Saturday, January 24, 2004

We've settled in Luxor for a three-day rest before returning to the big city of Cairo for a last day at the Egyptian Museum. Then, we go to the airport for a short, commuter flight to Athens. I keep saying to myself that now is the time to begin thinking about what this part of the trip has meant.

Ancient Egypt. Massive temple complexes. Serenity beyond belief reflected in the statues' faces long, long since gone. What a mix of history. Here, for example, in Luxor, the former religious capital of the Middle and New Kingdoms, a major temple complex at Karnak is roughly equivalent in size to about 350 full football fields. Imagine a giant religious center where each leader adds on something new to attest to his greatness. Yes, temples, obelisks, giant commemorative statues. Ramses II set a record for adding over 350 giant columns in a massive hypostyle hall. At the very edges of walls and ceilings some colors remain from 3,000 to 4,000 years ago, vivid blue, green and some yellow.
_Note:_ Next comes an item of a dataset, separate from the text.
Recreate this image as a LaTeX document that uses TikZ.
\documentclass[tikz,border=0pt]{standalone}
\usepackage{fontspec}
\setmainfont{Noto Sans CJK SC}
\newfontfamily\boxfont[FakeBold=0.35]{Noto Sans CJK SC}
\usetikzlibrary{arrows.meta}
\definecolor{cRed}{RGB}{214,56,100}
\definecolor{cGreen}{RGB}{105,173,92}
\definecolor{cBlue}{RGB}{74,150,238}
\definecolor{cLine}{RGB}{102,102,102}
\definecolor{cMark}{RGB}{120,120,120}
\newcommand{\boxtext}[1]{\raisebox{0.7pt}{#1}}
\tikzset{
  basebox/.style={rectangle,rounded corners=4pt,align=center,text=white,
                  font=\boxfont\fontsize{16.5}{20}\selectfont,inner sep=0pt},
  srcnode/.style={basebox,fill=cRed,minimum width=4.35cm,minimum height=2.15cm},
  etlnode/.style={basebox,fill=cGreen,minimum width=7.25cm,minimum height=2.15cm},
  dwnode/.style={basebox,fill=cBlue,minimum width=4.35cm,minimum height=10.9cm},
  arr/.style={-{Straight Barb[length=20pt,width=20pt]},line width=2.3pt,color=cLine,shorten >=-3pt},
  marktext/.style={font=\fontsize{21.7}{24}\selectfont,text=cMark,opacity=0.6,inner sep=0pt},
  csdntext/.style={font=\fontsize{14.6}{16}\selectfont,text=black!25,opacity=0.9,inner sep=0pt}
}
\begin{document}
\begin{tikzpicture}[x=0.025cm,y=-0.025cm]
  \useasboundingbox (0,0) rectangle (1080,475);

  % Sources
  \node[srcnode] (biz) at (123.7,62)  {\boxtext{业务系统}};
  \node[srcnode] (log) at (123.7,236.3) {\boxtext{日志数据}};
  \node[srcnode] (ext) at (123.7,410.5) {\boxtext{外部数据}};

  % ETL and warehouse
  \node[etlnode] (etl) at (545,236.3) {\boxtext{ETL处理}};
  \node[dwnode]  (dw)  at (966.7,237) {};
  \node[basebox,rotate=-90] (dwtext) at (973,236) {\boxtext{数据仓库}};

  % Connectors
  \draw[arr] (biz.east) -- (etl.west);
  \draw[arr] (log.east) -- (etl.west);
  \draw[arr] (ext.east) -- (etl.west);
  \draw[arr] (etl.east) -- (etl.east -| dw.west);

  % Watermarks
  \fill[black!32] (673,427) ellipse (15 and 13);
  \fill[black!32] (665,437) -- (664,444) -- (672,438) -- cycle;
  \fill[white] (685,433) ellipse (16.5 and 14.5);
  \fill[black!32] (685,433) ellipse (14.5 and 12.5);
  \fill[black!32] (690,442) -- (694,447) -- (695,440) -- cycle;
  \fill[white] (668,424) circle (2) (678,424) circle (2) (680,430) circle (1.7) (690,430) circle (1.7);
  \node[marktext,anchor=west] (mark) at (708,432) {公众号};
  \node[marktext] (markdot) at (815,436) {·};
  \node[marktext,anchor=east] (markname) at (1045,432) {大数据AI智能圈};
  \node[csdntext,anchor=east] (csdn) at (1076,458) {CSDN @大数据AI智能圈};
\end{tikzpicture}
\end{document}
In the interiors of sanctuaries these colors glow faintly from corners.

My favorite story about Karnak is of the female pharaoh, Hatsepshut, who through a series of intrigues and deaths (some planned?) led Egypt for 20 years. She built several temples and several large obelisks. Her successor built a 70 foot wall to hide it from successive generations, but today it is recognized as the largest obelisk in all of Egypt, glowing in pink granite. She was, according to historians, the first to claim direct descendancy from the gods to support her rule -- but not the last!

I hope to come away with the essential understanding of the character of the three major kingdoms -- old, middle and new -- but i begin to see Egypt as more about its military achievements than its religious or cultural identity, that without the strong and on-the-offensive military leadership that kept its enemies on all directions as vassals, that Egypt would not have survived so many years.
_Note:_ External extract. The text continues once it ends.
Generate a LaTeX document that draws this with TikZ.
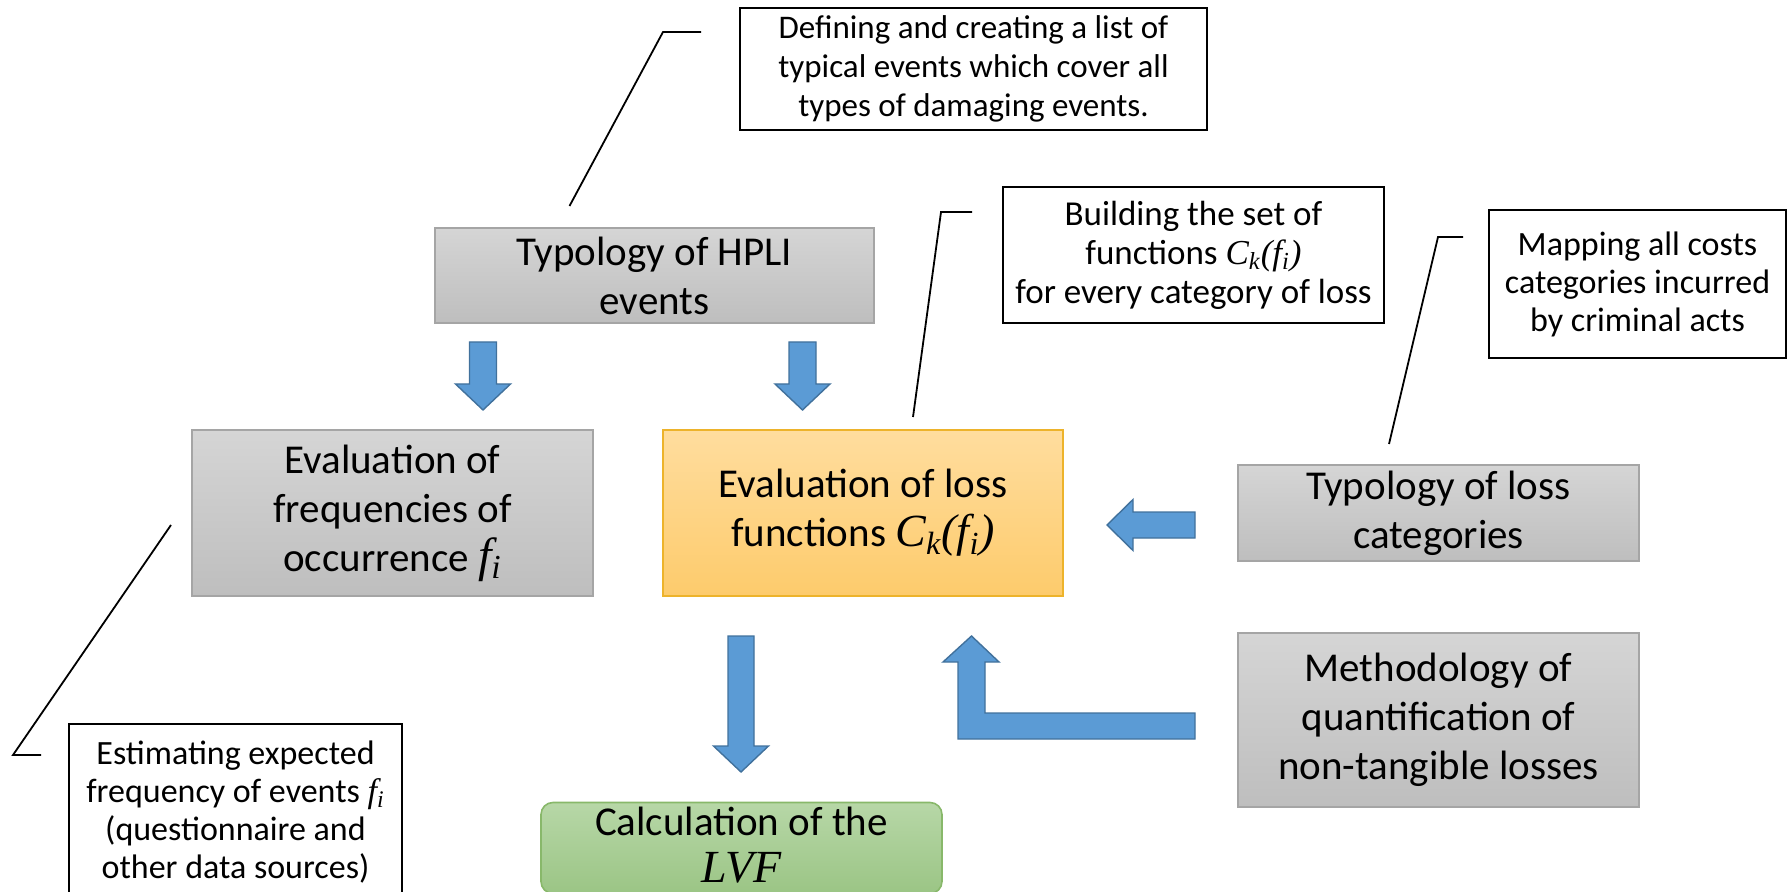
\documentclass[tikz,border=0pt]{standalone}
\usepackage{fontspec}
\setmainfont{Carlito}
\newfontfamily\tmsfont{Liberation Serif}
\newcommand{\mi}[1]{{\tmsfont\itshape #1}}
\newcommand{\Ckfi}{\mi{C\textsubscript{k}(f\textsubscript{i})}}
\newcommand{\fsubi}{\mi{f\textsubscript{i}}}
\definecolor{grayTop}{HTML}{D5D5D5}
\definecolor{grayBot}{HTML}{BEBEBE}
\definecolor{grayEdge}{HTML}{A5A5A5}
\definecolor{orTop}{HTML}{FFDD9E}
\definecolor{orBot}{HTML}{FDCB6C}
\definecolor{orEdge}{HTML}{EDB32B}
\definecolor{grTop}{HTML}{B7D7A7}
\definecolor{grBot}{HTML}{9BC585}
\definecolor{grEdge}{HTML}{88B86A}
\definecolor{arrBlue}{HTML}{5B9BD5}
\definecolor{arrEdge}{HTML}{41719C}
\begin{document}
\begin{tikzpicture}[x=0.5pt,y=-0.5pt,
  callout/.style={draw=black, line width=1pt, fill=white, align=center, inner sep=0pt,
    font=\fontsize{16.5}{19.5}\selectfont},
  graybox/.style={draw=grayEdge, line width=0.8pt, top color=grayTop, bottom color=grayBot,
    align=center, inner sep=0pt, font=\fontsize{20.5}{24.5}\selectfont},
  orangebox/.style={draw=orEdge, line width=0.8pt, top color=orTop, bottom color=orBot,
    align=center, inner sep=0pt, font=\fontsize{20.5}{24.5}\selectfont},
  greenbox/.style={draw=grEdge, line width=0.8pt, top color=grTop, bottom color=grBot,
    rounded corners=6pt, align=center, inner sep=0pt, font=\fontsize{20.5}{24.5}\selectfont},
  blockarrow/.style={fill=arrBlue, draw=arrEdge, line width=0.7pt, line join=miter},
  cline/.style={draw=black, line width=0.9pt}
]
\path[use as bounding box] (0,0) rectangle (1791,892);
\clip (0,0) rectangle (1791,892);

% callout boxes
\node[callout, minimum width=233.5pt, minimum height=61pt] (defbox) at (973.5,69)
  {Defining and creating a list of\\typical events which cover all\\types of damaging events.};
\node[callout, minimum width=190.5pt, minimum height=68pt, font=\fontsize{17.5}{19.5}\selectfont] (build) at (1193.5,255)
  {Building the set of\\functions \Ckfi\\for every category of loss};
\node[callout, minimum width=148.5pt, minimum height=74pt, font=\fontsize{17}{19}\selectfont] (mapbox) at (1637.5,284)
  {Mapping all costs\\categories incurred\\by criminal acts};
\node[callout, minimum width=166.5pt, minimum height=88pt, font=\fontsize{17}{19}\selectfont] (estim) at (235.5,812)
  {Estimating expected\\frequency of events \fsubi\\(questionnaire and\\other data sources)};

% main boxes
\node[graybox, minimum width=219.5pt, minimum height=47.5pt] (hpli) at (654.5,275.5)
  {Typology of HPLI\\events};
\node[graybox, minimum width=200.5pt, minimum height=83pt] (freq) at (392.5,513)
  {Evaluation of\\frequencies of\\occurrence {\fontsize{24}{24}\selectfont\fsubi}};
\node[orangebox, minimum width=200pt, minimum height=83pt] (lossfn) at (863,513)
  {Evaluation of loss\\functions {\fontsize{23}{24}\selectfont\Ckfi}};
\node[graybox, minimum width=200.5pt, minimum height=48pt] (losscat) at (1438.5,513)
  {Typology of loss\\categories};
\node[graybox, minimum width=200.5pt, minimum height=87pt] (method) at (1438.5,720)
  {Methodology of\\quantification of\\non-tangible losses};
\node[greenbox, minimum width=200.5pt, minimum height=45.5pt, text depth=3pt] (calc) at (741.5,848)
  {Calculation of the\\[-1pt]{\fontsize{23}{24}\selectfont\mi{LVF}}};

% block arrows
\draw[blockarrow] (469.5,342) -- (496.5,342) -- (496.5,384) -- (510.5,384) -- (483,410)
  -- (455.5,384) -- (469.5,384) -- cycle;
\draw[blockarrow] (789,342) -- (816,342) -- (816,384) -- (830,384) -- (802.5,410)
  -- (775,384) -- (789,384) -- cycle;
\draw[blockarrow] (728,636) -- (754,636) -- (754,746) -- (768.5,746) -- (741,772)
  -- (713.5,746) -- (728,746) -- cycle;
\draw[blockarrow] (1195,512) -- (1195,538) -- (1133,538) -- (1133,550.5) -- (1107,525)
  -- (1133,499.5) -- (1133,512) -- cycle;
\draw[blockarrow] (1195,713) -- (1195,739) -- (958,739) -- (958,662) -- (943,662)
  -- (971.5,636) -- (999,662) -- (985,662) -- (985,713) -- cycle;

% callout leader lines
\coordinate (c1a) at (701,32);
\coordinate (c1b) at (663,32);
\coordinate (c1c) at (569.5,206);
\draw[cline] (c1a) -- (c1b) -- (c1c);
\coordinate (c2a) at (972,212);
\coordinate (c2b) at (941,212);
\coordinate (c2c) at (913,417);
\draw[cline] (c2a) -- (c2b) -- (c2c);
\coordinate (c3a) at (1463,237);
\coordinate (c3b) at (1438,237);
\coordinate (c3c) at (1389,444);
\draw[cline] (c3a) -- (c3b) -- (c3c);
\coordinate (c4a) at (171,525);
\coordinate (c4b) at (13,755);
\coordinate (c4c) at (41,755);
\draw[cline] (c4a) -- (c4b) -- (c4c);
\end{tikzpicture}
\end{document}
After a while of stomping through the temples, a common story begins to emerge. What a close relationship with the gods and goddesses the pharaohs -- and later the nobility, the priests, and everyone else -- experienced. The reliefs and murals show the gods and goddesses very protective of the pharaoh. So, one story might show at the outside of the temple the typical war history of the pharaoh successfully smiting his enemies, but once you begin to move inside the sanctuary, sandals are removed and the pharaoh is taken on a journey -- either through the special rituals that led him to kingship, or the journey to the unknown land of the dead through specific preparations, rituals and prayers. Over and over again, the hieroglyps seem to say, this is how our rituals are completed, this is our pharaoh who will live on eternally.
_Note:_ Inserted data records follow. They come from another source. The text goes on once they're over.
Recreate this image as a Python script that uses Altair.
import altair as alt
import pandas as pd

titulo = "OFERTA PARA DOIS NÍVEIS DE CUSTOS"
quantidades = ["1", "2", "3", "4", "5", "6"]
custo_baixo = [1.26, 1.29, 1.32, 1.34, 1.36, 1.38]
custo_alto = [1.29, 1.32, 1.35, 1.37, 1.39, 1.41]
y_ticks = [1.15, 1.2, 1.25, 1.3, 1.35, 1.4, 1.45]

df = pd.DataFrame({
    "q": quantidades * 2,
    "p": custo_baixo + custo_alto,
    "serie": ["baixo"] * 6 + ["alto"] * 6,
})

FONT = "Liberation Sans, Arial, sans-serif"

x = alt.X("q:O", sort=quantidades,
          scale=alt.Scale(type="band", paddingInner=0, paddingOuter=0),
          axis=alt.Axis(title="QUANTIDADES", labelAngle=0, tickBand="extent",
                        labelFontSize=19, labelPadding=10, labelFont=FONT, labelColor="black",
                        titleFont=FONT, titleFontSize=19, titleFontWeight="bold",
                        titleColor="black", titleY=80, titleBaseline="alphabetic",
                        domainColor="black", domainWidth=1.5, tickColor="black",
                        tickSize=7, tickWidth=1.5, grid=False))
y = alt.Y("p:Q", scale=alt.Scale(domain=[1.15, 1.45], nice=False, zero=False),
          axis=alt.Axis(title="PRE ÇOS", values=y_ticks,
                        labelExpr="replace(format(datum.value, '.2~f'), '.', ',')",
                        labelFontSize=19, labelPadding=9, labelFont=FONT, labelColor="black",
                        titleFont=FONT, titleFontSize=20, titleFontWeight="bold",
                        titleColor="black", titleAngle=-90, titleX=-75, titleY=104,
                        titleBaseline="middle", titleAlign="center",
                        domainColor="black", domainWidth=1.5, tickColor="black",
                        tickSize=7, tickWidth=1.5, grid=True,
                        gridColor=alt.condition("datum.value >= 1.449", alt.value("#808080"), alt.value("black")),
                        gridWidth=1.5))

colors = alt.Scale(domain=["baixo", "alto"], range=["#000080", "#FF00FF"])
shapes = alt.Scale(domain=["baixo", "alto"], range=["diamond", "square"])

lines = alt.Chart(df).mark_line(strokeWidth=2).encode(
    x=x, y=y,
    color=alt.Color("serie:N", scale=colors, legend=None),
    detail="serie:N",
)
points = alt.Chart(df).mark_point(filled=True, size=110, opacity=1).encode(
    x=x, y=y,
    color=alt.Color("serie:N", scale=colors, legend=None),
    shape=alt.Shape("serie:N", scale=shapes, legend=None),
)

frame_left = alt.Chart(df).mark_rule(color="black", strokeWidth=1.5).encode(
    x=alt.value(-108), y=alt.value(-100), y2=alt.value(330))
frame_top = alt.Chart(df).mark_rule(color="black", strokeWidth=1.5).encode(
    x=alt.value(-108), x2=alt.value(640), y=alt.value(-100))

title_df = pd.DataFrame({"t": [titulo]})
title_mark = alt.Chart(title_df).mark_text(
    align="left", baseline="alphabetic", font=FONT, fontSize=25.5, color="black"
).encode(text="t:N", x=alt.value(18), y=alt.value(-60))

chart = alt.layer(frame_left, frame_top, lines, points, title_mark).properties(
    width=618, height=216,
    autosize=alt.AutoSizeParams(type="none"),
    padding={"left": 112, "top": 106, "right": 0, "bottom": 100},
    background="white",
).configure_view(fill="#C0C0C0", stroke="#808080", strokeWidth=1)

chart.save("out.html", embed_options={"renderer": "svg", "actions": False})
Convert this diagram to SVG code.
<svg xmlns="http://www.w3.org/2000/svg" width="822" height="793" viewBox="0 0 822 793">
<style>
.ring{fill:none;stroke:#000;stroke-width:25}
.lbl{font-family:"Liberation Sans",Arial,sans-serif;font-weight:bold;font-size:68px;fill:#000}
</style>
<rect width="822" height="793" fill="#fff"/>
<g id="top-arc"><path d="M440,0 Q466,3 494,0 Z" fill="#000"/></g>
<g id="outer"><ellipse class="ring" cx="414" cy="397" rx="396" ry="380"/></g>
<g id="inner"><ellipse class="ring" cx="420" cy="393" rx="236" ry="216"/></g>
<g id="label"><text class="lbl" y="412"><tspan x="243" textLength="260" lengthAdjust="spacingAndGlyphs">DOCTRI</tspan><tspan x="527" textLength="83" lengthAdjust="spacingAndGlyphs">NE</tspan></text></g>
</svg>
Of course, the stones tumble, worn down by desert wind, the tomb robbers have stolen much riches, and the poor people take stones one by one to build houses, mixing stone with mud brick. It doesn't rain here. The Nile is the only constant. That and the tourists who come to take pictures and try to understand this ancient culture, superimposed by a Third World culture struggling with unemployment, illiteracy, and a growing birth rate. Half the population is under the age of 18.

I almost enjoy walking through the crowded bazaars (called souqs) to see the wealth of craft built around the theme of ancient Egypt. You can buy any artifact fabricated, authenticated. Spices call out: frankenscense, myrr, surprisingly bright blue indigo, cinnebar, dried figs and dates, mint for tea, hibiscus. Bright colors catch the eye, reds, greens, blue, purple, edged with gold and silver for long robes for men and women. Married women wear all black and nearly all wear scarves to cover their heads. In smaller towns, the donkey is the key transport ridden in the Biblical way or pulling a cart, heavy with sugar cane and several people.

As we rode in the train up to Luxor from Aswan, we passed small fields, too small, we read, to support any one family; most in the cities work a government job and drive a taxi to make up the difference. We are not talking about two income families here in the sense of two incomes in the US, as here it is the husband who works two jobs. Women stay home, responsible for the children. Such a melange of facts -- military service is compulsory for men but waived for university graduates.

Yet there remains a beauty here, people are extraordinarily friendly. They welcome conversations and then want to sell something, and then hug you as if you were a long lost family member. I suppose that is what I will remember the most, that and the Mona Lisa smile of the pharaohs.